OBJECTIVE
Identify each line below that contains the word "chart", and copy it out.

Plotting code records:

:::

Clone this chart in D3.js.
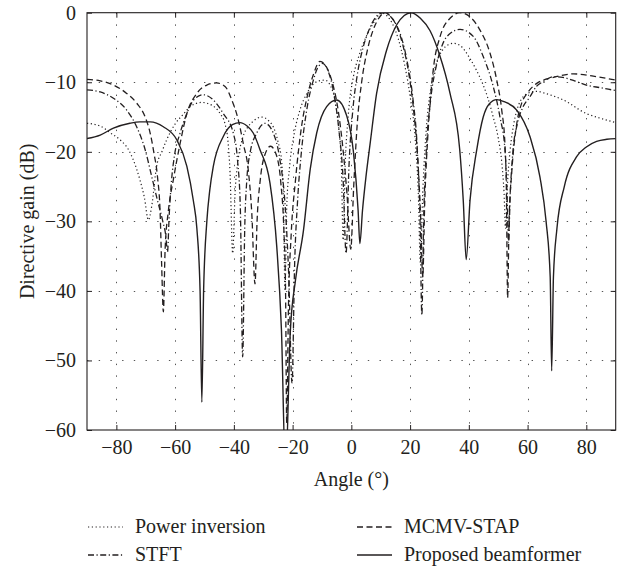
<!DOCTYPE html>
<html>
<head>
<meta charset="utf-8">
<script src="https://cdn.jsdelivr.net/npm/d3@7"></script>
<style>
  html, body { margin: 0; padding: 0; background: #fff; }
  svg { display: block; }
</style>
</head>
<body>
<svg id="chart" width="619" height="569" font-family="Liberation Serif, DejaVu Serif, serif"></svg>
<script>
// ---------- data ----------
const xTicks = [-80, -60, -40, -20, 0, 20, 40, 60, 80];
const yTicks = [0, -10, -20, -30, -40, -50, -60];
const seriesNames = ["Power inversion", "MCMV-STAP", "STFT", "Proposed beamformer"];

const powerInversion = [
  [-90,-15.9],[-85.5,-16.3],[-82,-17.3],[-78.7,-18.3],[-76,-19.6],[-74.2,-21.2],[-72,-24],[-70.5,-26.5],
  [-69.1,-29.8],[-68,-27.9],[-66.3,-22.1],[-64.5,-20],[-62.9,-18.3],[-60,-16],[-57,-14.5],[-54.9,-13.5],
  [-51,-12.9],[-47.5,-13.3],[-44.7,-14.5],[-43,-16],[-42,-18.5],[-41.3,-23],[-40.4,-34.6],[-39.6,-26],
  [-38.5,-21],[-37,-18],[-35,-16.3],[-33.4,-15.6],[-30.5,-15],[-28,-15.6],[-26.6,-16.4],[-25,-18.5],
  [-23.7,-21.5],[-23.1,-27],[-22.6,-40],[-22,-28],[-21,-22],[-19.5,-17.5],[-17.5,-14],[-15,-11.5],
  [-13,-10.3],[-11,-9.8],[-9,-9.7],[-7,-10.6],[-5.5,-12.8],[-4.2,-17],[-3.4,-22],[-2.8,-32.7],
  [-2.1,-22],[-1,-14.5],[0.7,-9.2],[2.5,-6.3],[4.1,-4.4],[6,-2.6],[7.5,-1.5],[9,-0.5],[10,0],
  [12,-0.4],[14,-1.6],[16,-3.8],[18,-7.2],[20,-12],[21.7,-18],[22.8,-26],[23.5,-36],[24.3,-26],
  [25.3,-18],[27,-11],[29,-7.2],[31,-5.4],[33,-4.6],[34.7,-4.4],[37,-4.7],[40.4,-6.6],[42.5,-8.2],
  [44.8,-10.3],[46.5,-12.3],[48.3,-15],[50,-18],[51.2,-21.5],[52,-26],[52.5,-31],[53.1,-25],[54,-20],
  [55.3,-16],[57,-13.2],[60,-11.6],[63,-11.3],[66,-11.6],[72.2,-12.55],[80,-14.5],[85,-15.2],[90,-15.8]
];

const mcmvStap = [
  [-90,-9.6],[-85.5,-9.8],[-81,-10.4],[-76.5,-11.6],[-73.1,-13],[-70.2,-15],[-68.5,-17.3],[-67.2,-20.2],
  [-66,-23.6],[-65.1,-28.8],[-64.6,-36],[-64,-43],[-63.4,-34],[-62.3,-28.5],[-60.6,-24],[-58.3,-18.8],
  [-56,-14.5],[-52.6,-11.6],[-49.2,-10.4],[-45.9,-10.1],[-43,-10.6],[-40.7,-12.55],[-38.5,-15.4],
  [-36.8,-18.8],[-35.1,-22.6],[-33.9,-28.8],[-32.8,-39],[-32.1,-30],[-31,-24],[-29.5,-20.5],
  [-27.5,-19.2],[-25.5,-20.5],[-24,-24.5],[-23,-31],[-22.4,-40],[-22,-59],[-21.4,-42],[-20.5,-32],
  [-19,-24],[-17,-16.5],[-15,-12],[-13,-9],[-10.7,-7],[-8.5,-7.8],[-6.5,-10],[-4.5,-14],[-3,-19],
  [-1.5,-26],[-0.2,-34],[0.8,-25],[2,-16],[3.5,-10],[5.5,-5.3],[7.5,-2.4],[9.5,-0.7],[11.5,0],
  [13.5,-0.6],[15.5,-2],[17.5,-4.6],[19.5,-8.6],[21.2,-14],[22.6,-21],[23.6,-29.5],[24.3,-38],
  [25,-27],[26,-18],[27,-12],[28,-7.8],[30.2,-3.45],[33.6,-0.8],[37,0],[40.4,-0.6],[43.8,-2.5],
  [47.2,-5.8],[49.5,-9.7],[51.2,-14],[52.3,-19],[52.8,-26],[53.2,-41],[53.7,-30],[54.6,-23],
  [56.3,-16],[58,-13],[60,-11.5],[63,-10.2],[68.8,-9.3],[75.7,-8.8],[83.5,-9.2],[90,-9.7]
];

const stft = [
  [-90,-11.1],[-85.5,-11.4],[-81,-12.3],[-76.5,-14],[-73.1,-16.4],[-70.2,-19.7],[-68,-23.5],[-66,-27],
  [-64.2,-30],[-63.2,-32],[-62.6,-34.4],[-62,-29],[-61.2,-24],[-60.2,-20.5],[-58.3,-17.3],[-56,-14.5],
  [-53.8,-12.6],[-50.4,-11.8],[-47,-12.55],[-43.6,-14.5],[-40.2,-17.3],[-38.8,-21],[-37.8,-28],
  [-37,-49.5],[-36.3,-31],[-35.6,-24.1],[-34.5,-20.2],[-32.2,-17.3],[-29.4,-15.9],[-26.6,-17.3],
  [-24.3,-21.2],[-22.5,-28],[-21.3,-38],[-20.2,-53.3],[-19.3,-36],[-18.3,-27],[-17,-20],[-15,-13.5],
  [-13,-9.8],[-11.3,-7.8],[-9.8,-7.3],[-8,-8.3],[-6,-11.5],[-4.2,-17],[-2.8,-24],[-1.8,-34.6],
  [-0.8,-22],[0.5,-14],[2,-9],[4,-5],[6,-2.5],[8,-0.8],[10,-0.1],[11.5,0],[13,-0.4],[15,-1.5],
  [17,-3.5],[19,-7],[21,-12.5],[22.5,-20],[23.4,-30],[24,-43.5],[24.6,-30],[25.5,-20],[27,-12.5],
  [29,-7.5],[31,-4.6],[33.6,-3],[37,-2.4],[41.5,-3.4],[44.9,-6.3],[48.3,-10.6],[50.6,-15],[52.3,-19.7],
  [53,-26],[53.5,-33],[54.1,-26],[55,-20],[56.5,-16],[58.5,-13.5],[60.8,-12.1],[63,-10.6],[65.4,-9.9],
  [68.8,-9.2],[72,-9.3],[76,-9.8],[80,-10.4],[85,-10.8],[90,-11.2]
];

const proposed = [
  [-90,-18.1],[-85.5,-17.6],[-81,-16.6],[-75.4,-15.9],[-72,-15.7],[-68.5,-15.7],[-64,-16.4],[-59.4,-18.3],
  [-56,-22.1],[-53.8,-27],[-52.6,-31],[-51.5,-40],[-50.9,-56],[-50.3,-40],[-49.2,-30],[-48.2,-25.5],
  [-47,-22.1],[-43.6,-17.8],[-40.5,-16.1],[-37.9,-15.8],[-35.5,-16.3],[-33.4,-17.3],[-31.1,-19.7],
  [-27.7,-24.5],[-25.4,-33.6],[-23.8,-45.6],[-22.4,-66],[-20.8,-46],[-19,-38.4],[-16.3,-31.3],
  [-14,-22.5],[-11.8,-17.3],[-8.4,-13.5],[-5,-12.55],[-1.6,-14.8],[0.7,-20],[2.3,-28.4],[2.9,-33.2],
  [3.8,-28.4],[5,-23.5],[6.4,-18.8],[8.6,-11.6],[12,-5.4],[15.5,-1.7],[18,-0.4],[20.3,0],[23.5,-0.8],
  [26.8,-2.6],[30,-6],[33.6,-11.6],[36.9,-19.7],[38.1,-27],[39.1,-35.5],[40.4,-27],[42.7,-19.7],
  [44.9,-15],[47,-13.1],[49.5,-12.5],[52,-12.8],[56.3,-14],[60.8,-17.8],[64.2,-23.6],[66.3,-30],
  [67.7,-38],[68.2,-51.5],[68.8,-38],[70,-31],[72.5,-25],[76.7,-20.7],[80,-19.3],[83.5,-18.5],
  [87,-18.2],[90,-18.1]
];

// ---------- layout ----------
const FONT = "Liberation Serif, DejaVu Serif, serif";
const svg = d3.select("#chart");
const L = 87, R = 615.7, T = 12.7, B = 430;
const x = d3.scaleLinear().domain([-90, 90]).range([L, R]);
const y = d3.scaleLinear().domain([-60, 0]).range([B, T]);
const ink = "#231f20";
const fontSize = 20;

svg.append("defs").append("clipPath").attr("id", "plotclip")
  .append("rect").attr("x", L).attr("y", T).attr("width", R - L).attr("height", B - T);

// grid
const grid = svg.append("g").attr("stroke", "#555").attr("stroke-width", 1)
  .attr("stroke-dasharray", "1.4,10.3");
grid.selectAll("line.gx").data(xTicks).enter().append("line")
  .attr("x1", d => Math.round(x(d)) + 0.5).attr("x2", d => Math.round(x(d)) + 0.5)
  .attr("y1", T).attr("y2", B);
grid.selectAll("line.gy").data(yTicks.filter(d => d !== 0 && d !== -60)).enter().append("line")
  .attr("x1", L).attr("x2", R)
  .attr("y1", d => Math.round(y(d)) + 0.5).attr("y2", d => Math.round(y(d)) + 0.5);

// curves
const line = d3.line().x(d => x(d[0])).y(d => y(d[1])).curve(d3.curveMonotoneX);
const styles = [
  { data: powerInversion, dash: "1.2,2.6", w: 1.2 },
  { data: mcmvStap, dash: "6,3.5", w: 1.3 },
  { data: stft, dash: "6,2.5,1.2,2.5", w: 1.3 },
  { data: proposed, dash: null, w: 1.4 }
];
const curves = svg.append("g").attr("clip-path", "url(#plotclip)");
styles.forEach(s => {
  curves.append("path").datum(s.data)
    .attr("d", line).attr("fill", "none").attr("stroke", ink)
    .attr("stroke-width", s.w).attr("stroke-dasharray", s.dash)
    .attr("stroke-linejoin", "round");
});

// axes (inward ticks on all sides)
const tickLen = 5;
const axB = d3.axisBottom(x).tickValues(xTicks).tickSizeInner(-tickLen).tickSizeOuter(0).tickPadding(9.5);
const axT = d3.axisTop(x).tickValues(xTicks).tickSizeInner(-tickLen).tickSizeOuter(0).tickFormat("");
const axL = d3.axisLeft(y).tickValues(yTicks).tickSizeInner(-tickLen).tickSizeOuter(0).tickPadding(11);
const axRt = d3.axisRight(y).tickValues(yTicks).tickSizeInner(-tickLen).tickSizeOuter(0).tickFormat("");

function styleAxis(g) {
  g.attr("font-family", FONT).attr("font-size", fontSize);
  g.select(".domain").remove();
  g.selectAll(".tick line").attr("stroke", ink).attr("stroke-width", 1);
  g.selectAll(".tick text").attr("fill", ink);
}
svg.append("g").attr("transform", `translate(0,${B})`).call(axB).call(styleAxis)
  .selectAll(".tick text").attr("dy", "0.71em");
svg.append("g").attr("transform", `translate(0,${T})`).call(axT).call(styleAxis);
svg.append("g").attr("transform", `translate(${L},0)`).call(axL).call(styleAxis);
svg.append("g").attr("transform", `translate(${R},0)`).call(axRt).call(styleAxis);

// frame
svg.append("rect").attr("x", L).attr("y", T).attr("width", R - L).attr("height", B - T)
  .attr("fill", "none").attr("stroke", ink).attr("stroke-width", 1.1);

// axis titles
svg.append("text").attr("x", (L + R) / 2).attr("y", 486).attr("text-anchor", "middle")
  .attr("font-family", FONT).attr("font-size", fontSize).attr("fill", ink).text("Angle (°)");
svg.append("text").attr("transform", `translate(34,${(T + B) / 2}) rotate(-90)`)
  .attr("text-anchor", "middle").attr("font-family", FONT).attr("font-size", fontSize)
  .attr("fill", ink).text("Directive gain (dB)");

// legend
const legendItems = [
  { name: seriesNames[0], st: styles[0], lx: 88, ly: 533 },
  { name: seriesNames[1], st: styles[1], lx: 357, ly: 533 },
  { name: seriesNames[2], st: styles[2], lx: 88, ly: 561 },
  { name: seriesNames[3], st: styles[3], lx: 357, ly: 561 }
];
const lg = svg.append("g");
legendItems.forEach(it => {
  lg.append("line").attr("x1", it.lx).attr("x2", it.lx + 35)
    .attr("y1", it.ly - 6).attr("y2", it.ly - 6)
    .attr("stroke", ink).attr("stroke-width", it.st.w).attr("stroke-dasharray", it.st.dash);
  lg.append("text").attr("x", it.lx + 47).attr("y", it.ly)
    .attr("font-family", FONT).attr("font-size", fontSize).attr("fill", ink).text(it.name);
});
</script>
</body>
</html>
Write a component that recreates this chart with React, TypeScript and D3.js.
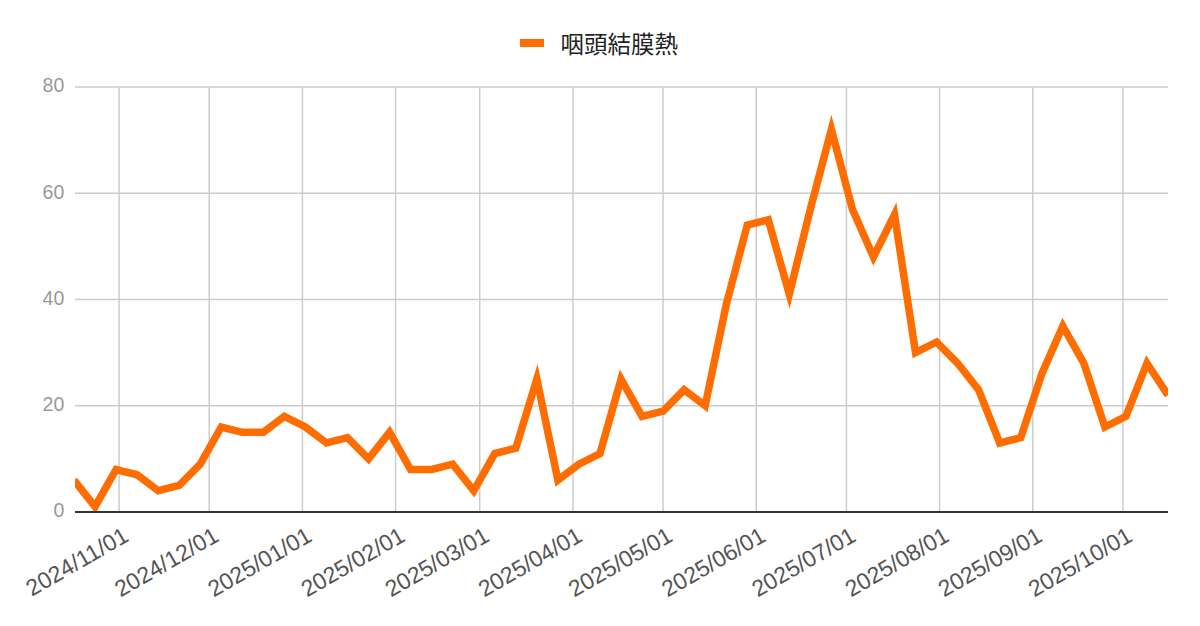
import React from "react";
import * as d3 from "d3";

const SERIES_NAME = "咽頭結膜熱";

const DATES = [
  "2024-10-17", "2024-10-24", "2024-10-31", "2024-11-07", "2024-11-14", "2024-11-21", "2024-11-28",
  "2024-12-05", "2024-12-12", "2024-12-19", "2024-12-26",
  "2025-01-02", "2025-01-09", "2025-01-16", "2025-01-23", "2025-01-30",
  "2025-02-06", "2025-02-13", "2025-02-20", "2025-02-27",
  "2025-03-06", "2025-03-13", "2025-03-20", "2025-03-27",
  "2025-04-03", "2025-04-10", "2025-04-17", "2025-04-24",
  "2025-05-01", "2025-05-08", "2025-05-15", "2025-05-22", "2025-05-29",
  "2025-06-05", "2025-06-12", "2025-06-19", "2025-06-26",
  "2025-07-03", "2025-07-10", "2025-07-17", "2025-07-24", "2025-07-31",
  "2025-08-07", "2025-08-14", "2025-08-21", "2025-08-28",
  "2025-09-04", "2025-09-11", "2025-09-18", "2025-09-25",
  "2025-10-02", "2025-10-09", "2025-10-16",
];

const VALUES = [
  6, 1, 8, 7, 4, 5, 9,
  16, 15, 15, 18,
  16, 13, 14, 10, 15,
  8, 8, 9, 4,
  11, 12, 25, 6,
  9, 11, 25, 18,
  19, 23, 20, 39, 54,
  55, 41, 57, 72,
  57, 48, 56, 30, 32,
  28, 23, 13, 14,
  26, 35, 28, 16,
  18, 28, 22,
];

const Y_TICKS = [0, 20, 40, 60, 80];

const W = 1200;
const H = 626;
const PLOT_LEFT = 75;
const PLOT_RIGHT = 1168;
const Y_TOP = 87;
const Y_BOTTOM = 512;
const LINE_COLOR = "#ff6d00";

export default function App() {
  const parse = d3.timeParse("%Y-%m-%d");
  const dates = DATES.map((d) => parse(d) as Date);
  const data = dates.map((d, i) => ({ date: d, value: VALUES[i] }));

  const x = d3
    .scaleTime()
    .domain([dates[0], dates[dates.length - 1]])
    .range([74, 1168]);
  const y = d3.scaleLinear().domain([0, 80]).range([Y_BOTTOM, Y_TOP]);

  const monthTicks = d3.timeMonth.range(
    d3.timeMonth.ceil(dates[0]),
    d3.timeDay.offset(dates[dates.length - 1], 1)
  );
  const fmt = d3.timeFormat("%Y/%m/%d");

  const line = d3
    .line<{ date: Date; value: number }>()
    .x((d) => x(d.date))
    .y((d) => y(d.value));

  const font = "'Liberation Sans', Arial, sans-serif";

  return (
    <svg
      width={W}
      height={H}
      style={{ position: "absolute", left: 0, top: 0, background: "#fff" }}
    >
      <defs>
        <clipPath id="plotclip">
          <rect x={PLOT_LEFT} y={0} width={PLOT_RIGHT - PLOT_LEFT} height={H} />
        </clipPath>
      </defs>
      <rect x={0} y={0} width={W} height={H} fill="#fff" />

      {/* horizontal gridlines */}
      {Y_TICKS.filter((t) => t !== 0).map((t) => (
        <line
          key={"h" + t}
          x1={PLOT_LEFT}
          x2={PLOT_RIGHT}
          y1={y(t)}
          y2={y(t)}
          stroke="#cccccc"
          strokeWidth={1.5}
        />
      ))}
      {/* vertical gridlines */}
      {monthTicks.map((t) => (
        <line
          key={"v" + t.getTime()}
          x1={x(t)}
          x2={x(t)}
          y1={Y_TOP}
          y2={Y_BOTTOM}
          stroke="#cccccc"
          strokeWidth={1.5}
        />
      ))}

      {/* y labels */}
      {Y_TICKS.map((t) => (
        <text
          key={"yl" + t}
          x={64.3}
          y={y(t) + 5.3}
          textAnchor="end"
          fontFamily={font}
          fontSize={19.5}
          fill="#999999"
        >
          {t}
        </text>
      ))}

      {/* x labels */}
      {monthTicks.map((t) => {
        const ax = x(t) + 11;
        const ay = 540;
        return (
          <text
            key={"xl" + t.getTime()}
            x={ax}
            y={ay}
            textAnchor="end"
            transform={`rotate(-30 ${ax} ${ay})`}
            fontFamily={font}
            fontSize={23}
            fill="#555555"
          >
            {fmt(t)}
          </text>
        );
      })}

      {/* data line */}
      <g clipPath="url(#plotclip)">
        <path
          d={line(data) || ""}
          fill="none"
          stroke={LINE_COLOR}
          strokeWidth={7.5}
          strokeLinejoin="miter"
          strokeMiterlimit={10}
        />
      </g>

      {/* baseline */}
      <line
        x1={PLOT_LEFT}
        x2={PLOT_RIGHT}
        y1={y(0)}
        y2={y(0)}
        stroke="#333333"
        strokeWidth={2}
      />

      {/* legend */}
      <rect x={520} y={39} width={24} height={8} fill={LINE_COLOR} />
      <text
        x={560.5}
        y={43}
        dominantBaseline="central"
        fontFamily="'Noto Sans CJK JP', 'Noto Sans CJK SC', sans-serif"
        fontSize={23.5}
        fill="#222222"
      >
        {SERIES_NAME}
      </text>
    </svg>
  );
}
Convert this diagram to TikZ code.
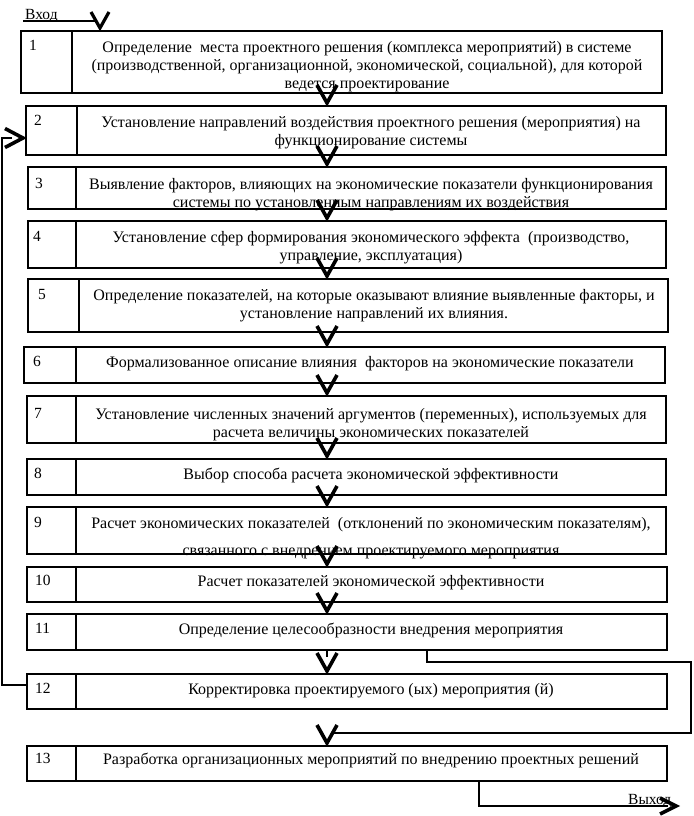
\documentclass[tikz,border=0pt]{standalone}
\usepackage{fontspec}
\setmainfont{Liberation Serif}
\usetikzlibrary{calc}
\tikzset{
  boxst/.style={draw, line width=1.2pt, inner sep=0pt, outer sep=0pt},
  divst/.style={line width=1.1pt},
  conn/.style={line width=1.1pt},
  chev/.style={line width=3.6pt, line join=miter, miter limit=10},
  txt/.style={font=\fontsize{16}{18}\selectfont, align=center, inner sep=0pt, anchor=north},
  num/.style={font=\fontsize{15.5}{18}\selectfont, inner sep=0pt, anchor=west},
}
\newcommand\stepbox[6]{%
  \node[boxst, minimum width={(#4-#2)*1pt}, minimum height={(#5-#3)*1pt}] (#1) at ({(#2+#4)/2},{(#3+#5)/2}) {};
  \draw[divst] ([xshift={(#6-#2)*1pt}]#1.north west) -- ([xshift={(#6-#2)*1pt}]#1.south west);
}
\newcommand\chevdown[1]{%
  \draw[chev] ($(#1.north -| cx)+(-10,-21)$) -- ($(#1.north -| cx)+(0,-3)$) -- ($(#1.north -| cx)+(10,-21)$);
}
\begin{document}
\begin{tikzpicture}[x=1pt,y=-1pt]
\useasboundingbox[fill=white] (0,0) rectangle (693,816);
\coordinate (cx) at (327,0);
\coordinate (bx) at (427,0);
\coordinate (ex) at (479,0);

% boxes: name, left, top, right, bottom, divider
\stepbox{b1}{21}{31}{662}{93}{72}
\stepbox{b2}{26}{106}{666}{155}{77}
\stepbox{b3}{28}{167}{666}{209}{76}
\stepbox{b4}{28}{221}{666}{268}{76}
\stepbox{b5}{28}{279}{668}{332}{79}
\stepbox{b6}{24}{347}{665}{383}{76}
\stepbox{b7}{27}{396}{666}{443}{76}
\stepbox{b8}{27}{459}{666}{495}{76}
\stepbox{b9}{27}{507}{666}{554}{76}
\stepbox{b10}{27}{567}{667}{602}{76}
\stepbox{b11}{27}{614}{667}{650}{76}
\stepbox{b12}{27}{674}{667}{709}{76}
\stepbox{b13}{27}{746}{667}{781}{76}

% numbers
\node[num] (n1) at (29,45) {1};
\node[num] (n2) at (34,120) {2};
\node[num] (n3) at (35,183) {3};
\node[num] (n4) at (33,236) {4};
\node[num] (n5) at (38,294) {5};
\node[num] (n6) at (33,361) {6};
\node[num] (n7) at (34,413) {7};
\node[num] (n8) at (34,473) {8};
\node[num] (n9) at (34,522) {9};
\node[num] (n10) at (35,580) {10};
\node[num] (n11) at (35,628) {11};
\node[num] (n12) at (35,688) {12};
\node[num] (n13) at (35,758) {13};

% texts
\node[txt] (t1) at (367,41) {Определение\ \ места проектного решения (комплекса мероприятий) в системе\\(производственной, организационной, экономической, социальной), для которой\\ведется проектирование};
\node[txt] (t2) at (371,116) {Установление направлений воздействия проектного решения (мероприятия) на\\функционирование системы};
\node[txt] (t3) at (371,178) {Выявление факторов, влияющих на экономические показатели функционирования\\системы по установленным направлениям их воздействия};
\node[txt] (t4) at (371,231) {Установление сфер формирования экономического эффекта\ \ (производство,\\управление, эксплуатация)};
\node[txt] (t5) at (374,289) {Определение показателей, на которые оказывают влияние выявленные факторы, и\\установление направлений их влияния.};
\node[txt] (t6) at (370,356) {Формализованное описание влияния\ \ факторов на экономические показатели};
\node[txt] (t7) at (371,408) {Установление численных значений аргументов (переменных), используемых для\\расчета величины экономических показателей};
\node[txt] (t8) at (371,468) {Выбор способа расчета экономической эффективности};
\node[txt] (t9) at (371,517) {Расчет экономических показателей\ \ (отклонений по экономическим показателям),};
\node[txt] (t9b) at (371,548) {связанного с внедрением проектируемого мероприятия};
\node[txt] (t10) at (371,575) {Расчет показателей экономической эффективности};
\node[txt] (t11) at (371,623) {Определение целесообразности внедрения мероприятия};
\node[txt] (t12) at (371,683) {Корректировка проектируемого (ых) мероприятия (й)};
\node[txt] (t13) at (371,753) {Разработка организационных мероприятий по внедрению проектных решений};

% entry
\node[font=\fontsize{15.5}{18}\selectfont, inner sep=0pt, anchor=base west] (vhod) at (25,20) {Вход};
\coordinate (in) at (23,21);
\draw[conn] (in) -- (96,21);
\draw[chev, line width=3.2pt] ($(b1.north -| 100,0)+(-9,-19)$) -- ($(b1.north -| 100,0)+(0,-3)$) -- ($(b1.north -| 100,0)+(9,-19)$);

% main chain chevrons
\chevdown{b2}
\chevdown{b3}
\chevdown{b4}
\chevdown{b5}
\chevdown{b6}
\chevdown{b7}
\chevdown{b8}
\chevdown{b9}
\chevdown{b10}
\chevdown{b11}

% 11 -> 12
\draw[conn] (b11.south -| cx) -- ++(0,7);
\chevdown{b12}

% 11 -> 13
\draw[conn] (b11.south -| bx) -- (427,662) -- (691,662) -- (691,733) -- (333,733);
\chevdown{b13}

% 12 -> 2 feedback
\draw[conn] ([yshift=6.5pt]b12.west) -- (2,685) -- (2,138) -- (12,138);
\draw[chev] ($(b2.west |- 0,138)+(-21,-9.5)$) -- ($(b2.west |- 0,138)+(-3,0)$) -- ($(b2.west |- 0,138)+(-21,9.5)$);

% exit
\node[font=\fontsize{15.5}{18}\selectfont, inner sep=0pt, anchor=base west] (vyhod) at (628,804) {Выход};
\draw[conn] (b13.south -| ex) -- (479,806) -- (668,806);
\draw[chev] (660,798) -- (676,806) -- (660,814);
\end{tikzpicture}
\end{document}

:::

OUTPUT FOR THIS EXERCISE
Clone this chart in D3.js.
<svg id="chart" width="619" height="569" font-family="Liberation Serif, DejaVu Serif, serif"></svg>
const svg = d3.select("#chart");
Write a component that recreates this chart with React, TypeScript and D3.js.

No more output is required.